Robin Waterfield is the translator of the version of Polybius' Histories I have in hand. I have no other versions for comparison, and I certainly don't have the Greek original to check, so my opinion of this translation counts for little. And yet I make two observations:
1) This is very "easy reading" for ancient history. Part of the credit for that belongs to Polybius, who knows how to narrate. And part of the credit goes to Waterfield, who has done a good job of bridging the language gap. I remember reading in the preface something about his decision, for example, to break long sentences into shorter multiple sentences. Modern readers, after all, can't hold their breath at all as they wait for the period.
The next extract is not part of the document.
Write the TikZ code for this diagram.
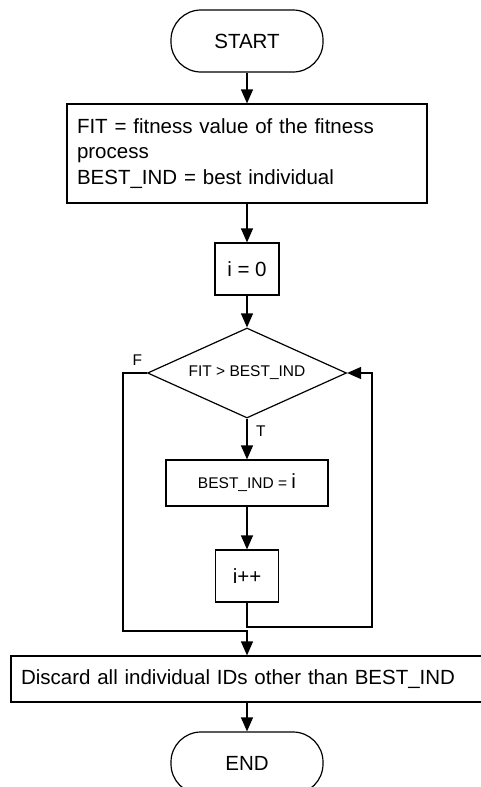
\documentclass[tikz,border=0pt]{standalone}
\usepackage{fontspec}
\setmainfont{Liberation Sans}
\usepackage{tikz}
\usetikzlibrary{shapes.geometric,arrows.meta}
\definecolor{flowblack}{RGB}{0, 0, 0}

\tikzset{
  terminal/.style={draw=flowblack, rectangle, rounded corners=30pt, minimum width=152pt, minimum height=62pt, line width=1.2pt, font=\fontsize{20.5}{25.6}\selectfont},
  procbox/.style={draw=flowblack, rectangle, line width=1.2pt, font=\fontsize{20.5}{25.6}\selectfont},
  decision/.style={draw=flowblack, diamond, aspect=2.2, inner sep=0pt, minimum width=199pt, minimum height=90pt, line width=1.2pt, font=\fontsize{15.5}{18}\selectfont},
  flow/.style={-{Triangle[length=14pt,width=12pt]}, line width=1.2pt, flowblack},
  tflabel/.style={font=\fontsize{15.5}{18}\selectfont, inner sep=1.5pt}
}

\begin{document}
\begin{tikzpicture}[x=1pt, y=-1pt]
\useasboundingbox (0,0) rectangle (480,787);

% Boxes of the flow
\node[terminal] (start) at (247,41) {START};
\node[procbox, text width=340pt, inner xsep=10pt, minimum height=99pt, align=left] (init) at (247,153.5) {FIT = fitness value of the fitness\\process\\BEST\_IND = best individual};
\node[procbox, minimum width=64pt, minimum height=52pt] (izero) at (247,269) {i = 0};
\node[decision] (cond) at (247,373) {FIT > BEST\_IND};
\node[procbox, minimum width=162pt, minimum height=46pt, font=\fontsize{15.5}{18}\selectfont] (setbest) at (247,483) {BEST\_IND = {\fontsize{20.5}{24}\selectfont i}};
\node[procbox, minimum width=63pt, minimum height=52pt] (inc) at (247,576) {i++};
\node[procbox, text width=464pt, inner xsep=10pt, minimum height=46pt, align=left] (discard) at (253,679) {Discard all individual IDs other than BEST\_IND};
\node[terminal] (stop) at (247,763) {END};

% Corners of the loop lines
\coordinate (loopR) at (372,627);
\coordinate (loopL) at (123,631);

% Connecting arrows
\draw[flow] (start.south) -- (init.north);
\draw[flow] (init.south) -- (izero.north);
\draw[flow] (izero.south) -- (cond.north);
\draw[flow] (cond.south) -- node[tflabel, pos=0.3, right=7pt] {T} (setbest.north);
\draw[flow] (setbest.south) -- (inc.north);
\draw[flow] (inc.south) |- (loopR) |- (cond.east);
\draw[flow] (cond.west) -| node[tflabel, pos=0.2, above=5.5pt] {F} (loopL) -| (cond.south |- discard.north);
\draw[flow] (stop.north |- discard.south) -- (stop.north);
\end{tikzpicture}
\end{document}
2) Waterfield's efforts to speak in modern idomatic English also result in some troubling choices for a work of ancient history. For example, in one place Polybius is complaining about the way Fabius (another historian) has been less than completely reliable:
In my opinion, however, readers can safely assume that Fabius is reliable more often than not, but they should not regard what he says as gospel; rather, they should base their conclusions on the facts themselves.Uhm, did Polybius, writing in 150 B.C. tell his readers not to regard what Fabius writes "as gospel"? Okay, that communicates in English, but it is confusing historically.
Polybius (2010-11-11). The Histories (Oxford World's Classics) (p. 138). Oxford University Press. Kindle Edition.